The challenge with these technologies is that many of them are in the early stages of research and development, and that makes them extremely expensive, effectively beyond the reach of nations in sub-Saharan Africa and South Asia that need them the most.
That — and the need to move quickly — means that the right vehicle for a U.S.-China water collaboration is not a government-to-government project but rather a public-private water technology investment fund, managed and run by a team of investment professionals in collaboration with the U.S., China, other water-technology-savvy nations such as Saudi Arabia, Israel, Singapore and South Africa, and multilateral institutions such as the World Bank, the Asian Infrastructure Investment Bank and others.
There are several reasons why an investment fund makes sense:
- It can be quickly capitalized to the required level — an initial target of $1 billion — while steering clear of political polarization and other funding constraints.
- It can operate flexibly, identifying and investing in the most promising projects without the delays or constraints of a government grant system.
- It can be much more effective at choosing technologies and rapidly moving them to cost efficiency. The challenge with early-stage technologies is to select the most promising ones and then develop and scale them to the point where they are commercially viable. The fund should be capitalized by governments, philanthropic organizations and sovereign funds. The aim would be not to make grants but to earn an acceptable return of capital by supporting technologies that can be commercialized and adopted globally, especially in countries and regions that face severe water shortages. The fund would be managed by a professional team that could be located in countries with expertise in water technology such as Israel or Singapore, while leveraging U.S. capital know-how.

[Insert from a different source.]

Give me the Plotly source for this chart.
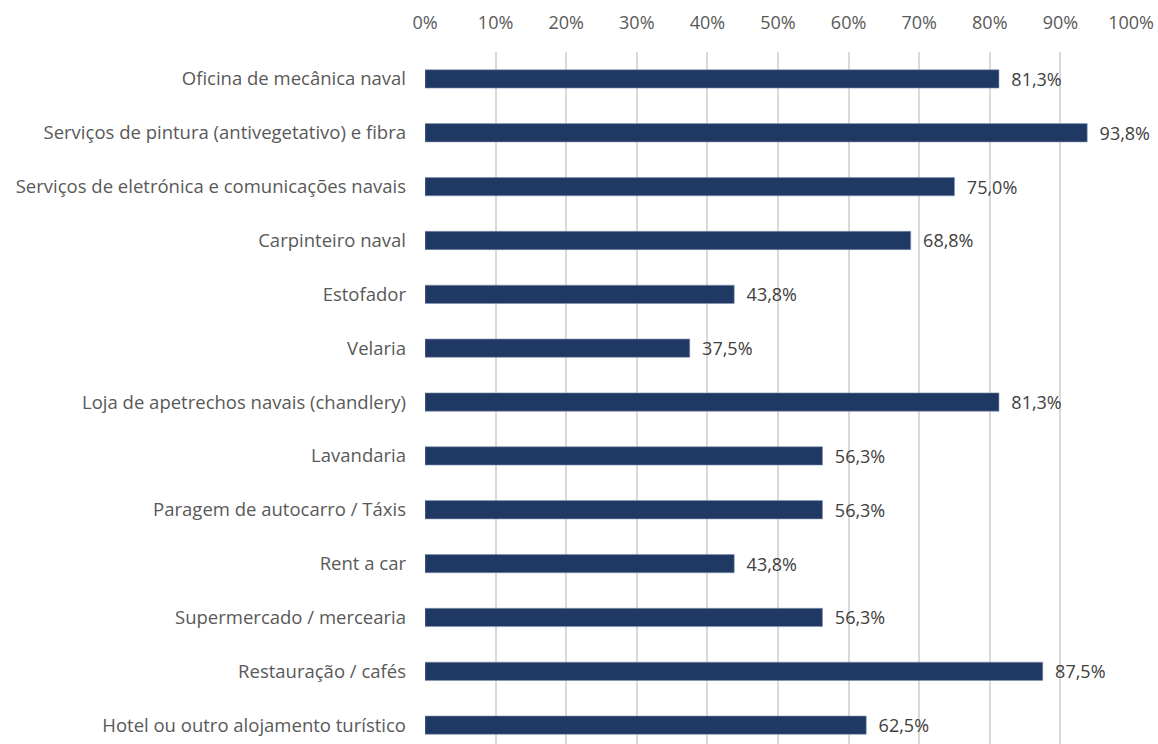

Models for such a fund exist – the Millennium Challenge Corporation is one example; another is the recently announced NATO $1.2 billion venture capital fund designed to boost the alliance’s technology edge, which the U.S. declined to join.
Of course, the details of the fund’s structure, management and focus would have to be matters for negotiation. But the promise of the fund should be clear — both for U.S.-China relations and for all the nations and regions that struggle with the massive impact of the water crisis.